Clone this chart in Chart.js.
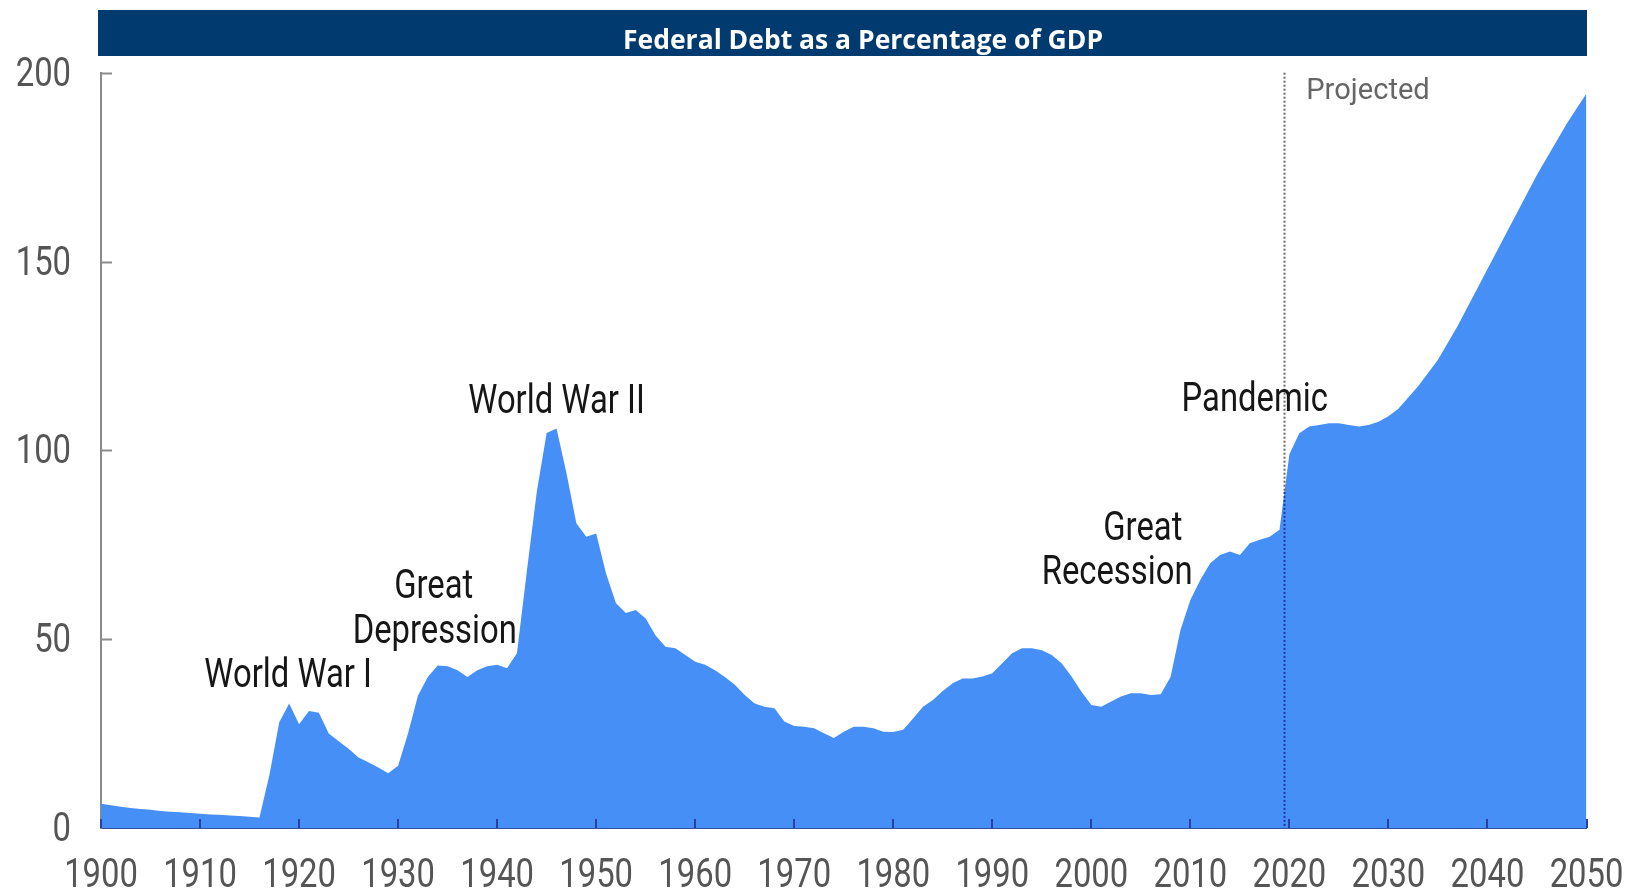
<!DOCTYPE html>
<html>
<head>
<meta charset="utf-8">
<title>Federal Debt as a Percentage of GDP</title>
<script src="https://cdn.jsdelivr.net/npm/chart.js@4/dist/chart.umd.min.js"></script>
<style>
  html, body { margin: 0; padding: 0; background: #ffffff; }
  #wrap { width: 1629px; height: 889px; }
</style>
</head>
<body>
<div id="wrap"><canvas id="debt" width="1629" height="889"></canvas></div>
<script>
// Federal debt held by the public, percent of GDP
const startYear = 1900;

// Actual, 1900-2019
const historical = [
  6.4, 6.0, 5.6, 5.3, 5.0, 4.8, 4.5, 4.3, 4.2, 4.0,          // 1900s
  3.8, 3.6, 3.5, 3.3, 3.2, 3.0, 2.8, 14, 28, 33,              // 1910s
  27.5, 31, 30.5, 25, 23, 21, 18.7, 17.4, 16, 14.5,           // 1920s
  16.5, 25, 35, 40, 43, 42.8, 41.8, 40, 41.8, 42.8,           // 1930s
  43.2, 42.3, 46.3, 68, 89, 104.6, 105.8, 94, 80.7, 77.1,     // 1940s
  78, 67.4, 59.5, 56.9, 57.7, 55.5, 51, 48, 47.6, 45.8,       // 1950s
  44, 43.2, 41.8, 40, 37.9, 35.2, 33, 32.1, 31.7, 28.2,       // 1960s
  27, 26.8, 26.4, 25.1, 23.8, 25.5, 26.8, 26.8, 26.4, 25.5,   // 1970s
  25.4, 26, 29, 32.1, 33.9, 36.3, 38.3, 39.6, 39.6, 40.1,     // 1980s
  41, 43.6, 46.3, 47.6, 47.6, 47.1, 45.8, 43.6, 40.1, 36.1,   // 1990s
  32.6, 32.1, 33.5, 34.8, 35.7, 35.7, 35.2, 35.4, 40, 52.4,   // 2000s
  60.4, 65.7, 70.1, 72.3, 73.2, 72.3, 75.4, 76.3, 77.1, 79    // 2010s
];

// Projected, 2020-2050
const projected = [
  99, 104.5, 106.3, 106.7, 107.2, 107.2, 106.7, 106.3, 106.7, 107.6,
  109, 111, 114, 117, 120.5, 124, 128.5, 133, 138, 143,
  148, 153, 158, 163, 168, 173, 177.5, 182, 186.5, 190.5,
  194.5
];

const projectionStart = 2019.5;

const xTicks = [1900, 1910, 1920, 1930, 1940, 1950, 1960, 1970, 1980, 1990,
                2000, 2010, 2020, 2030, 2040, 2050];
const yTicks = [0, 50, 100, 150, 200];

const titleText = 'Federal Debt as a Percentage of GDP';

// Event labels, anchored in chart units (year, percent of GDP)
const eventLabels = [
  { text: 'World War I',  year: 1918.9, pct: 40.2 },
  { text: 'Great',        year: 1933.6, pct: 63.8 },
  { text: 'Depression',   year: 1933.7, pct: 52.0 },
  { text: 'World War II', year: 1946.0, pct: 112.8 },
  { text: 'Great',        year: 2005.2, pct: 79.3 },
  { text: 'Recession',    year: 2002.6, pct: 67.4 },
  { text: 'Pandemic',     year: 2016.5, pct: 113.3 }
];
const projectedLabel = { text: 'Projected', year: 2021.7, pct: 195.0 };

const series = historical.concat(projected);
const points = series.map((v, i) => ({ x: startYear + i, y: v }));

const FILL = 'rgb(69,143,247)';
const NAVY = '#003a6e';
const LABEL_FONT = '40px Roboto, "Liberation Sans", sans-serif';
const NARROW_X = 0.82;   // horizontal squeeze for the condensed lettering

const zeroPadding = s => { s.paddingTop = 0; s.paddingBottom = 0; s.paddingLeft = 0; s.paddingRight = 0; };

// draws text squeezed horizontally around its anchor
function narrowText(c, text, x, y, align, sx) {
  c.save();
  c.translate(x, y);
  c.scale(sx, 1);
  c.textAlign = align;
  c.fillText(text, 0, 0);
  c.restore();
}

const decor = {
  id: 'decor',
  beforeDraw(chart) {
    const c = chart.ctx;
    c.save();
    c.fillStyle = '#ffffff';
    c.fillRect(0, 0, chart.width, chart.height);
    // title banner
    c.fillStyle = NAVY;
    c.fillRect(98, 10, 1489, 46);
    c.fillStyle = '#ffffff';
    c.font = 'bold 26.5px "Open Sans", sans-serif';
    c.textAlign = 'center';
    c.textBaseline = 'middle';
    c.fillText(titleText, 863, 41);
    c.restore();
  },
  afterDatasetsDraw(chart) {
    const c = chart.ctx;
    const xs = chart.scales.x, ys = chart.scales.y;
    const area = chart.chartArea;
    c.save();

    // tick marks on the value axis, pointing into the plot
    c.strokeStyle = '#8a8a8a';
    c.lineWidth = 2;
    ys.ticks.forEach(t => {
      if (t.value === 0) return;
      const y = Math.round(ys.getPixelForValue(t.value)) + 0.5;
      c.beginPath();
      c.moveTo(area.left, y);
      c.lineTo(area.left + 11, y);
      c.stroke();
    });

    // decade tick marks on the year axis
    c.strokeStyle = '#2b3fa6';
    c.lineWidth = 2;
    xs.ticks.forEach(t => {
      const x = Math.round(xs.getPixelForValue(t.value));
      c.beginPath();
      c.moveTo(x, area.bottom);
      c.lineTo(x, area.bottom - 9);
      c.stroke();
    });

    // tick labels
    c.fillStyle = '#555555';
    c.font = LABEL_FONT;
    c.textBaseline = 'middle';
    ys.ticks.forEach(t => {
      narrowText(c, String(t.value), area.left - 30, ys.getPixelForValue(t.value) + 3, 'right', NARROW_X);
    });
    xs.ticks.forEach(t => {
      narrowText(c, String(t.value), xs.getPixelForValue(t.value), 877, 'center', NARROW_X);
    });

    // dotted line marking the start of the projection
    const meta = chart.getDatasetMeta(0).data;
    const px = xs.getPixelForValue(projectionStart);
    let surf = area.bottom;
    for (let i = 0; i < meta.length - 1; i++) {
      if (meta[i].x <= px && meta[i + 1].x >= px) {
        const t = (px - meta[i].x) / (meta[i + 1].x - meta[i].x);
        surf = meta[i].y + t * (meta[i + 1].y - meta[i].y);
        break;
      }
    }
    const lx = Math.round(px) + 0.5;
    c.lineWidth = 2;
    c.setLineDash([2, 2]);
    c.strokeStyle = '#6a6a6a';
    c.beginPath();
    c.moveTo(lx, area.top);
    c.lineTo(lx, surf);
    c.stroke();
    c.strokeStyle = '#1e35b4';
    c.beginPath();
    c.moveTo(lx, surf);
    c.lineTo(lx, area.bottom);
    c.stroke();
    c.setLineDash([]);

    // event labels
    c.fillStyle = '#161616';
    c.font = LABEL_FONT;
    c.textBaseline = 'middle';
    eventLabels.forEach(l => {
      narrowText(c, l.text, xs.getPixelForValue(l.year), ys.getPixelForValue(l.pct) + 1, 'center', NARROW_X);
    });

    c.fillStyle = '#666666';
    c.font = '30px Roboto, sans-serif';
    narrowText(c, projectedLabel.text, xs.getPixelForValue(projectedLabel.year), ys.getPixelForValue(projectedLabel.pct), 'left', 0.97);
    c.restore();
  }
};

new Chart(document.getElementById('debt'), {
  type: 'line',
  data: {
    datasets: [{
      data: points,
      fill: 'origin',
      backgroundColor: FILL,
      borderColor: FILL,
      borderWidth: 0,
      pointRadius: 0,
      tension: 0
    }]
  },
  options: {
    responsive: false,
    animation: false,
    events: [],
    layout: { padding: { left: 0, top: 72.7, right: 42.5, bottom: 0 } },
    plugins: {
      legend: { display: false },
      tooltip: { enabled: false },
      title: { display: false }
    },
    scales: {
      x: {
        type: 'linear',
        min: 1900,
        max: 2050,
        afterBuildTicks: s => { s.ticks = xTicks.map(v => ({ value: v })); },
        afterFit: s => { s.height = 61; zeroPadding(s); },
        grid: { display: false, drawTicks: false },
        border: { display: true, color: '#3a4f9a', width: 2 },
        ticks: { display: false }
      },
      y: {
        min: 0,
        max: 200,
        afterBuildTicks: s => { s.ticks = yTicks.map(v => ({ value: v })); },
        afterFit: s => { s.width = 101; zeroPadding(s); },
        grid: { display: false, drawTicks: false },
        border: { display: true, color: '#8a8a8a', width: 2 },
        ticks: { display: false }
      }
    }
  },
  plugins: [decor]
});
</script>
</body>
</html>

Given request: Up to and including the line containing "const startYear = 1900;", repeat every line from the start of the data, but none of the pictures.

Response below:
Clone this chart in Chart.js.
<!DOCTYPE html>
<html>
<head>
<meta charset="utf-8">
<title>Federal Debt as a Percentage of GDP</title>
<script src="https://cdn.jsdelivr.net/npm/chart.js@4/dist/chart.umd.min.js"></script>
<style>
  html, body { margin: 0; padding: 0; background: #ffffff; }
  #wrap { width: 1629px; height: 889px; }
</style>
</head>
<body>
<div id="wrap"><canvas id="debt" width="1629" height="889"></canvas></div>
<script>
// Federal debt held by the public, percent of GDP
const startYear = 1900;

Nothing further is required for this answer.